L’iter argomentativo adottato potrebbe condurre ad uguale conseguenza per le questioni preliminari di merito.

Anche ove possa così ritenersi, per altro, ragionandosi nell’ottica della sentenza n. 24883 del 2008, va affermato, in conseguenza di quanto statuito in quella decisione, che il giudicato implicito non può mai formarsi sulla questione preliminare quando dalla motivazione della sentenza risulti che l’evidenza di una soluzione abbia assorbito ogni altra valutazione ed abbia. indotto il giudice a decidere per saltum, non rispettando la progressione logica stabilita dal legislatore per la trattazione delle questioni.

Tale è la situazione verificatasi nel caso di specie, avendo la Corte d Appello, con la sentenza a sua tempo cassata, proceduto per saltum, omettendo di esaminare la questione relativa all’esistenza del contratto verbale stante l’evidenza che, nella materia de qua un contratto verbale sarebbe stato comunque nullo.
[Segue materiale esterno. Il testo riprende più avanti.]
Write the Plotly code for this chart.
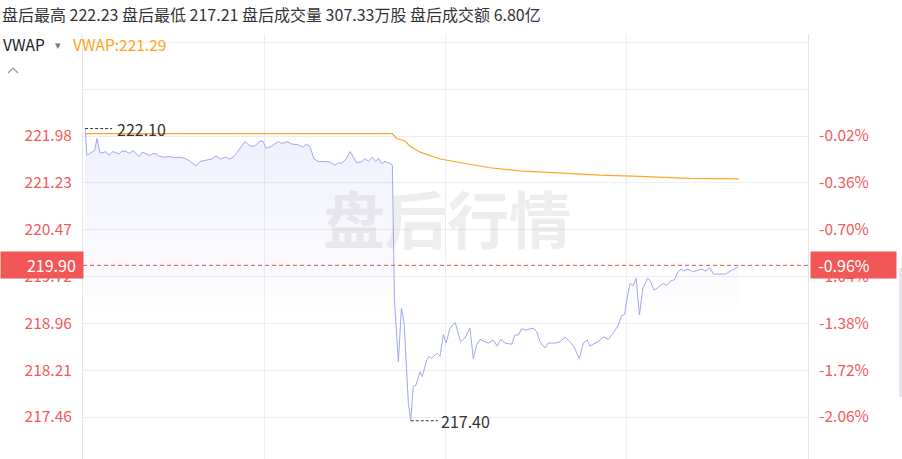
import plotly.graph_objects as go

# ---------------- data ----------------
TIME = [0.7, 1.3, 2.6, 3.9, 4.6, 5.6, 6.6, 7.6, 8.6, 9.9,
        11.0, 11.9, 12.9, 14.2, 15.5, 16.6, 17.6, 18.5, 19.6, 20.8,
        22.1, 23.2, 24.3, 25.4, 27.0, 28.7, 30.4, 32.0, 33.7, 35.3,
        37.4, 38.7, 40.4, 42.6, 44.0, 45.6, 47.0, 48.7, 50.3, 52.0,
        53.6, 55.3, 56.9, 58.6, 59.7, 60.6, 62.5, 64.7, 65.8, 67.6,
        69.1, 71.3, 72.7, 74.0, 75.1, 76.5, 77.9, 80.1, 81.8, 83.4,
        84.5, 85.6, 87.1, 88.4, 89.5, 90.6, 92.3, 93.4, 94.5, 95.8,
        96.9, 97.8, 98.9, 100.0, 101.6, 102.4, 103.1, 104.4, 105.4, 106.3,
        106.9, 107.7, 108.5, 109.3, 110.2, 111.6, 112.3, 113.8, 114.6, 115.4,
        117.1, 118.2, 119.3, 120.2, 121.5, 123.2, 125.0, 126.4, 128.1, 129.2,
        130.3, 131.4, 133.1, 134.2, 135.8, 137.1, 138.3, 139.7, 141.9, 143.0,
        144.1, 145.2, 146.6, 149.0, 150.2, 151.3, 152.9, 154.0, 156.2, 157.9,
        159.5, 161.2, 162.5, 164.3, 165.6, 166.9, 167.8, 169.5, 171.1, 172.2,
        173.9, 175.5, 177.2, 178.3, 179.3, 180.1, 181.1, 182.1, 183.1, 184.2,
        185.3, 186.9, 187.7, 189.1, 190.8, 192.1, 193.2, 194.5, 195.8, 197.0,
        198.0, 198.9, 200.0, 202.0, 203.7, 204.8, 206.2, 207.5, 208.7, 210.8,
        212.8, 214.7, 216.4, 217.2]

PRICE = [222.10, 221.67, 221.71, 221.75, 221.94, 221.71, 221.71, 221.73, 221.67, 221.73,
         221.71, 221.69, 221.74, 221.73, 221.70, 221.75, 221.70, 221.65, 221.72, 221.69,
         221.67, 221.70, 221.69, 221.65, 221.64, 221.65, 221.63, 221.64, 221.62, 221.58,
         221.50, 221.57, 221.59, 221.61, 221.66, 221.61, 221.64, 221.61, 221.67, 221.78,
         221.89, 221.82, 221.82, 221.90, 221.89, 221.78, 221.82, 221.89, 221.86, 221.89,
         221.85, 221.84, 221.80, 221.85, 221.81, 221.61, 221.57, 221.57, 221.56, 221.51,
         221.55, 221.54, 221.61, 221.73, 221.65, 221.55, 221.57, 221.62, 221.57, 221.64,
         221.57, 221.62, 221.54, 221.57, 221.54, 221.51, 219.34, 218.35, 219.21, 218.97,
         218.43, 217.68, 217.40, 217.95, 217.97, 218.19, 218.11, 218.38, 218.44, 218.40,
         218.49, 218.44, 218.79, 218.65, 218.89, 218.98, 218.67, 218.73, 218.89, 218.40,
         218.62, 218.71, 218.67, 218.65, 218.70, 218.60, 218.71, 218.65, 218.63, 218.78,
         218.78, 218.88, 218.86, 218.89, 218.83, 218.67, 218.57, 218.65, 218.65, 218.67,
         218.75, 218.67, 218.59, 218.40, 218.65, 218.70, 218.60, 218.65, 218.69, 218.75,
         218.71, 218.81, 218.94, 219.09, 219.11, 219.37, 219.61, 219.57, 219.69, 219.10,
         219.53, 219.69, 219.66, 219.50, 219.56, 219.61, 219.58, 219.65, 219.67, 219.80,
         219.84, 219.81, 219.84, 219.80, 219.82, 219.84, 219.81, 219.86, 219.76, 219.76,
         219.76, 219.82, 219.86, 219.90]

VWAP_TIME = [0.7, 50.0, 50.6, 97.0, 98.0, 102.4, 103.8, 106.6, 108.2, 111.6,
             118.2, 124.8, 134.7, 144.6, 157.9, 171.1, 184.4, 200.9, 217.2]
VWAP = [222.02, 222.02, 222.01, 222.01, 222.02, 222.02, 221.94, 221.90, 221.82, 221.72,
        221.61, 221.55, 221.47, 221.42, 221.38, 221.35, 221.33, 221.30, 221.29]

PREV_CLOSE = 222.03
LEFT_TICKS = [223.49, 222.735, 221.98, 221.23, 220.47, 219.72, 218.96, 218.21, 217.46]
LEFT_TICK_TEXT = ["", "", "221.98", "221.23", "220.47", "219.72", "218.96", "218.21", "217.46"]
RIGHT_TICK_TEXT = ["", "", "-0.02%", "-0.36%", "-0.70%", "-1.04%", "-1.38%", "-1.72%", "-2.06%"]
X_TICKS = [0, 60, 120, 180, 240]

HEADER = "盘后最高 222.23 盘后最低 217.21 盘后成交量 307.33万股 盘后成交额 6.80亿"
WATERMARK = "盘后行情"

# ---------------- layout geometry ----------------
W, H = 902, 459
L, R, T, B = 83, 808, 34, 459
Y_RANGE = [216.785, 223.621]
FONT = "Noto Sans CJK SC, Noto Sans, sans-serif"
RED = "#f25a5a"
GRID = "#eeeeee"


def px(x):
    return (x - L) / (R - L)


def py(y):
    return (B - y) / (B - T)


last = PRICE[-1]
imax = PRICE.index(max(PRICE))
imin = PRICE.index(min(PRICE))
pct = (last / PREV_CLOSE - 1) * 100

fig = go.Figure()

fig.add_trace(go.Scatter(
    x=TIME, y=PRICE, mode="lines",
    line=dict(color="#a0a8f2", width=1),
    fill="tozeroy",
    fillgradient=dict(type="vertical",
                      colorscale=[[0, "rgba(120,128,235,0)"], [1, "rgba(120,128,235,0.12)"]],
                      start=219.0, stop=222.1),
    hoverinfo="skip", showlegend=False))

fig.add_trace(go.Scatter(
    x=VWAP_TIME, y=VWAP, mode="lines",
    line=dict(color="#ffa726", width=1.2),
    hoverinfo="skip", showlegend=False))

# invisible trace to activate right axis
fig.add_trace(go.Scatter(
    x=TIME, y=PRICE, yaxis="y2", mode="lines",
    line=dict(color="rgba(0,0,0,0)", width=0),
    hoverinfo="skip", showlegend=False))

shapes = [
    dict(type="line", xref="paper", x0=0, x1=1, yref="y", y0=last, y1=last,
         line=dict(color="#e94b4b", width=1, dash="4px,3px")),
    dict(type="line", xref="x", xsizemode="pixel", xanchor=TIME[imax], x0=0, x1=27,
         yref="y", y0=PRICE[imax], y1=PRICE[imax],
         line=dict(color="#333333", width=1, dash="3px,2px")),
    dict(type="line", xref="x", xsizemode="pixel", xanchor=TIME[imin], x0=0, x1=27,
         yref="y", y0=PRICE[imin], y1=PRICE[imin],
         line=dict(color="#333333", width=1, dash="3px,2px")),
    # small collapse chevron
    dict(type="path", xref="paper", yref="paper",
         path=f"M {px(8)},{py(73)} L {px(13)},{py(68)} L {px(18)},{py(73)}",
         line=dict(color="#999999", width=1.2)),
    # window scrollbar hint at far right
    dict(type="rect", xref="paper", yref="paper",
         x0=px(899), x1=px(902), y0=py(397), y1=py(268),
         line=dict(width=0), fillcolor="#e4e6ea"),
]

annotations = [
    dict(text=HEADER, xref="paper", yref="paper", x=px(0), y=py(14),
         xanchor="left", yanchor="middle", showarrow=False,
         font=dict(size=16, color="#333333", family=FONT)),
    dict(text="VWAP", xref="paper", yref="paper", x=px(1), y=py(44),
         xanchor="left", yanchor="middle", showarrow=False,
         font=dict(size=15.5, color="#222222", family=FONT)),
    dict(text="▾", xref="paper", yref="paper", x=px(53), y=py(44),
         xanchor="left", yanchor="middle", showarrow=False,
         font=dict(size=11, color="#777777", family=FONT)),
    dict(text=f"VWAP:{VWAP[-1]:.2f}", xref="paper", yref="paper", x=px(71), y=py(44),
         xanchor="left", yanchor="middle", showarrow=False,
         font=dict(size=15.5, color="#ffa31a", family=FONT)),
    dict(text=f"<b>{WATERMARK}</b>", xref="paper", yref="paper", x=px(447), y=py(217),
         xanchor="center", yanchor="middle", showarrow=False,
         font=dict(size=62, color="rgba(170,170,170,0.2)", family=FONT)),
    dict(text=f"{PRICE[imax]:.2f}", xref="x", yref="y", x=TIME[imax], y=PRICE[imax],
         xanchor="left", yanchor="middle", xshift=30, showarrow=False,
         font=dict(size=16, color="#333333", family=FONT)),
    dict(text=f"{PRICE[imin]:.2f}", xref="x", yref="y", x=TIME[imin], y=PRICE[imin],
         xanchor="left", yanchor="middle", xshift=28, showarrow=False,
         font=dict(size=16, color="#333333", family=FONT)),
    dict(text=f"{last:.2f}&nbsp;&nbsp;", xref="paper", yref="y", x=px(0), y=last,
         xanchor="left", yanchor="middle", showarrow=False, align="right",
         width=82, height=26, borderpad=0, bgcolor="#f25757",
         font=dict(size=16, color="white", family=FONT)),
    dict(text=f"&nbsp;&nbsp;{pct:.2f}%", xref="paper", yref="y", x=px(810), y=last,
         xanchor="left", yanchor="middle", showarrow=False, align="left",
         width=85, height=26, borderpad=0, bgcolor="#f25757",
         font=dict(size=16, color="white", family=FONT)),
]

fig.update_layout(
    width=W, height=H,
    margin=dict(l=L, r=W - R, t=T, b=H - B, pad=0),
    paper_bgcolor="white", plot_bgcolor="white",
    font=dict(family=FONT),
    xaxis=dict(range=[0, 240], tickvals=X_TICKS, showticklabels=False,
               showgrid=True, gridcolor=GRID, gridwidth=1, zeroline=False,
               showline=False, fixedrange=True),
    yaxis=dict(range=Y_RANGE, tickvals=LEFT_TICKS, ticktext=LEFT_TICK_TEXT,
               tickfont=dict(size=15.5, color=RED, family=FONT), ticks="",
               ticklabelstandoff=7,
               showgrid=True, gridcolor=GRID, gridwidth=1, zeroline=False,
               showline=True, linecolor="#e6e6e6", linewidth=1),
    yaxis2=dict(range=Y_RANGE, overlaying="y", side="right",
                tickvals=LEFT_TICKS, ticktext=RIGHT_TICK_TEXT,
                tickfont=dict(size=15.5, color=RED, family=FONT), ticks="",
                ticklabelstandoff=7,
                showgrid=False, zeroline=False,
                showline=True, linecolor="#e6e6e6", linewidth=1),
    shapes=shapes,
    annotations=annotations,
    showlegend=False,
)

fig.write_html("out.html",
               config={"displayModeBar": False},
               post_script="document.body.style.margin='0px';document.body.style.overflow='hidden';")
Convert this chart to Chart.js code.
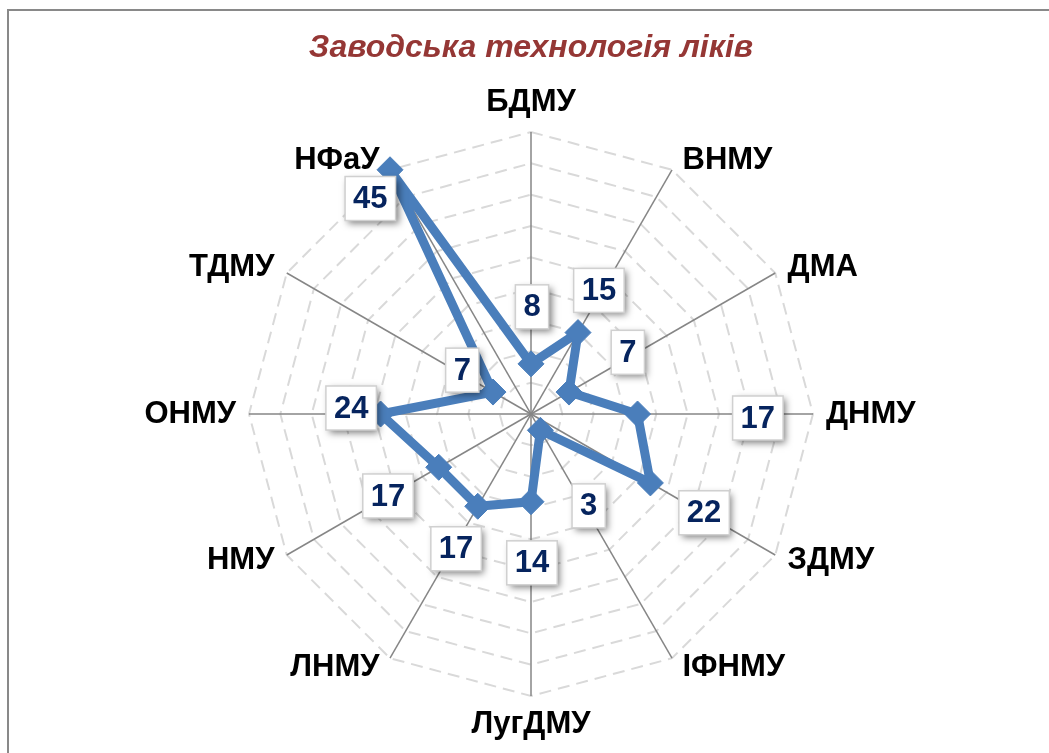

Pertanto deve ritenersi che nel caso di specie non si era formato alcun giudicato preclusivo dell’esame, da parte della Corte di Appello in sede di rinvio, della questione relativa all’esistenza del contratto verbale oggetto del giudizio formulata da B. G..

2- Con il secondo motivo, il ricorrente lamenta la violazione e falsa applicazione degli artt. 115 e 116 c.p.c., nonchè motivazione insufficiente, illogica e contraddittoria su di un punto decisivo della controversia anche per omessa ed erronea valutazione di risultanze processuali e documentali in relazione all’art. 360 c.p.c., nn. 3 e 5. In particolare, il ricorrente deduce che la Corte di Appello di Lecce nel ritenere che non sia stata data alcuna prova dell’esistenza dell’accordo verbale tra le parti, la cui esistenza, invece, era stata affermata dal Tribunale in primo grado, avrebbe negato in modo sommario valore probatorio alle deposizioni dei testi V.G. e L.L..

2.1.- Il motivo è infondato e non può essere accolto, non solo, perchè richiederebbe una nuova e diversa valutazione delle risultanze istruttorie, inibita al Giudice di legittimità, ma, soprattutto, perchè la Corte di Lecce ha indicato, in modo esauriente, l’iter logico che ha comportato il giudizio d’insufficienza della prove offerte a dimostrare l’inesistenza del contratto di cui si dice. La Corte di Lecce, infatti, non ha mancato di specificare, tra l’altro, che la CTU dava modo di intendere correttamente le stesse deposizioni testimoniali, considerato che aveva accertato che il vano ove transitavano le canne fumarie era stato realizzato contestualmente alla costruzione dell’immobile, da parte dell’unico proprietario, dal quale era, poi, pervenuto agli odierni ricorrenti e che quel vano era stato adibito a camino, Pertanto, la sentenza appare convincente laddove afferma che restava provato il pacifico consenso prestato da B.S. a B.F. per il passaggio delle canne in parola nel vano esistente nella sua proprietà e, già in tal senso predisposto dall’originario proprietario del fabbricato, poi diviso tra le parti, nonchè la mancanza di prova sull’accordo dell’attore per il quale B.F. avrebbe compensato il consenso, così prestato con la cessione di un piccolo vano da adibire a sgabuzzino.

Ne consegue che il ricorso va rigettato e il ricorrente, in ragione del principio della soccombenza ex art. 91 c.p.c., condannato al pagamento delle spese del giudizio, così come liquidate in dispositivo.

P.Q.M.

La Corte rigetta il ricorso e condanna il ricorrente al pagamento delle spese del presente giudizio di cassazione che liquida in Euro 2500,00 oltre Euro 200 per esborsi e oltre spese generali e accessori come per legge.
Testo non ufficiale. La sola stampa del bollettino ufficiale ha carattere legale.